__COLLECTED DATA__.
________________________________________

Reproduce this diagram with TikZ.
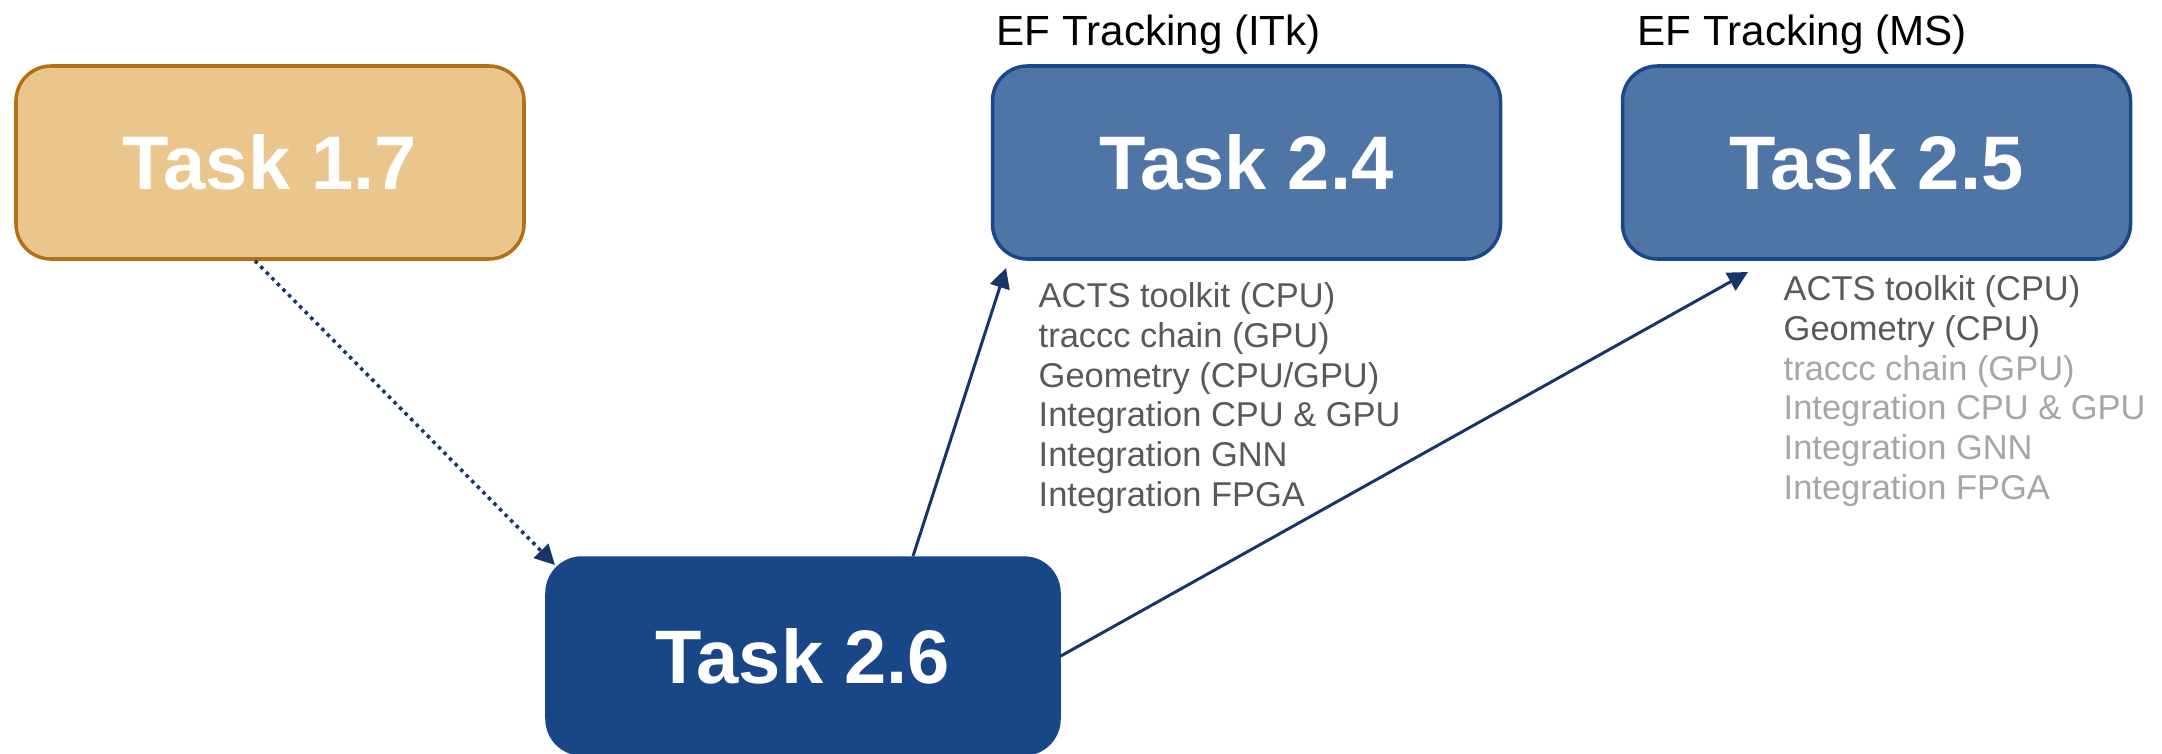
\documentclass[tikz,border=0pt]{standalone}
\usepackage{fontspec}
\setmainfont{Liberation Sans}
\usetikzlibrary{arrows.meta}
\definecolor{sandfill}{RGB}{235,198,140}
\definecolor{sanddraw}{RGB}{180,112,22}
\definecolor{midblue}{RGB}{79,116,166}
\definecolor{midbluedraw}{RGB}{26,71,137}
\definecolor{deepblue}{RGB}{24,70,135}
\definecolor{arrowblue}{RGB}{22,54,104}
\definecolor{listgray}{RGB}{89,89,89}
\definecolor{fadegray}{RGB}{166,166,166}

\begin{document}
\begin{tikzpicture}[
	task/.style={rounded corners=0.35cm, minimum width=5.08cm, minimum height=1.93cm, text=white, font=\fontsize{21.6}{26}\selectfont\bfseries, line width=1pt},
	todo/.style={font=\fontsize{9.8}{11.3}\selectfont, align=left, anchor=north west, inner sep=0pt, text=listgray},
	head/.style={font=\fontsize{12}{14}\selectfont, anchor=base west, inner sep=0pt},
	link/.style={draw=arrowblue, line width=0.85pt, -{Triangle[length=0.2cm,width=0.2cm]}},
	]
			\useasboundingbox (0,0) rectangle (21.62,-7.53);
			\node[task, fill=sandfill, draw=sanddraw]  at (2.70,-1.625)  (t17)  {Task 1.7};
			\node[task, fill=midblue, draw=midbluedraw]  at (12.465,-1.625)  (t24)  {Task 2.4};
			\node[task, fill=midblue, draw=midbluedraw]  at (18.765,-1.625)  (t25)  {Task 2.5};
			\node[task, fill=deepblue, draw=deepblue, minimum width=5.12cm, minimum height=1.96cm]  at (8.03,-6.56)  (t26)  {Task 2.6};
			\node[head]  at (9.96,-0.455)  (h24)  {EF Tracking (ITk)};
			\node[head]  at (16.37,-0.455)  (h25)  {EF Tracking (MS)};
			\node[todo]  at (10.38,-2.82)  (l24)  {ACTS toolkit (CPU)\\traccc chain (GPU)\\Geometry (CPU/GPU)\\Integration CPU \& GPU\\Integration GNN\\Integration FPGA};
			\node[todo]  at (17.83,-2.75)  (l25)  {ACTS toolkit (CPU)\\Geometry (CPU)\\\textcolor{fadegray}{traccc chain (GPU)}\\\textcolor{fadegray}{Integration CPU \& GPU}\\\textcolor{fadegray}{Integration GNN}\\\textcolor{fadegray}{Integration FPGA}};
			\coordinate (e26) at (5.55,-5.65);
			\coordinate (e24) at (10.06,-2.68);
			\coordinate (e25) at (17.48,-2.72);
			\draw[link, line width=1pt, dash pattern=on 1pt off 1.25pt] ([xshift=-0.15cm]t17.south) -- (e26);
			\draw[link] ([xshift=1.1cm]t26.north) -- (e24);
			\draw[link] (t26.east) -- (e25);
		\end{tikzpicture}
\end{document}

________________________________________

Go through the listing above and quote it exactly, apart from its images.

Reproduce this diagram with TikZ.
\documentclass[tikz,border=0pt]{standalone}
\usepackage{fontspec}
\setmainfont{Liberation Sans}
\usetikzlibrary{arrows.meta}
\definecolor{sandfill}{RGB}{235,198,140}
\definecolor{sanddraw}{RGB}{180,112,22}
\definecolor{midblue}{RGB}{79,116,166}
\definecolor{midbluedraw}{RGB}{26,71,137}
\definecolor{deepblue}{RGB}{24,70,135}
\definecolor{arrowblue}{RGB}{22,54,104}
\definecolor{listgray}{RGB}{89,89,89}
\definecolor{fadegray}{RGB}{166,166,166}

\begin{document}
\begin{tikzpicture}[
	task/.style={rounded corners=0.35cm, minimum width=5.08cm, minimum height=1.93cm, text=white, font=\fontsize{21.6}{26}\selectfont\bfseries, line width=1pt},
	todo/.style={font=\fontsize{9.8}{11.3}\selectfont, align=left, anchor=north west, inner sep=0pt, text=listgray},
	head/.style={font=\fontsize{12}{14}\selectfont, anchor=base west, inner sep=0pt},
	link/.style={draw=arrowblue, line width=0.85pt, -{Triangle[length=0.2cm,width=0.2cm]}},
	]
			\useasboundingbox (0,0) rectangle (21.62,-7.53);
			\node[task, fill=sandfill, draw=sanddraw]  at (2.70,-1.625)  (t17)  {Task 1.7};
			\node[task, fill=midblue, draw=midbluedraw]  at (12.465,-1.625)  (t24)  {Task 2.4};
			\node[task, fill=midblue, draw=midbluedraw]  at (18.765,-1.625)  (t25)  {Task 2.5};
			\node[task, fill=deepblue, draw=deepblue, minimum width=5.12cm, minimum height=1.96cm]  at (8.03,-6.56)  (t26)  {Task 2.6};
			\node[head]  at (9.96,-0.455)  (h24)  {EF Tracking (ITk)};
			\node[head]  at (16.37,-0.455)  (h25)  {EF Tracking (MS)};
			\node[todo]  at (10.38,-2.82)  (l24)  {ACTS toolkit (CPU)\\traccc chain (GPU)\\Geometry (CPU/GPU)\\Integration CPU \& GPU\\Integration GNN\\Integration FPGA};
			\node[todo]  at (17.83,-2.75)  (l25)  {ACTS toolkit (CPU)\\Geometry (CPU)\\\textcolor{fadegray}{traccc chain (GPU)}\\\textcolor{fadegray}{Integration CPU \& GPU}\\\textcolor{fadegray}{Integration GNN}\\\textcolor{fadegray}{Integration FPGA}};
			\coordinate (e26) at (5.55,-5.65);
			\coordinate (e24) at (10.06,-2.68);
			\coordinate (e25) at (17.48,-2.72);
			\draw[link, line width=1pt, dash pattern=on 1pt off 1.25pt] ([xshift=-0.15cm]t17.south) -- (e26);
			\draw[link] ([xshift=1.1cm]t26.north) -- (e24);
			\draw[link] (t26.east) -- (e25);
		\end{tikzpicture}
\end{document}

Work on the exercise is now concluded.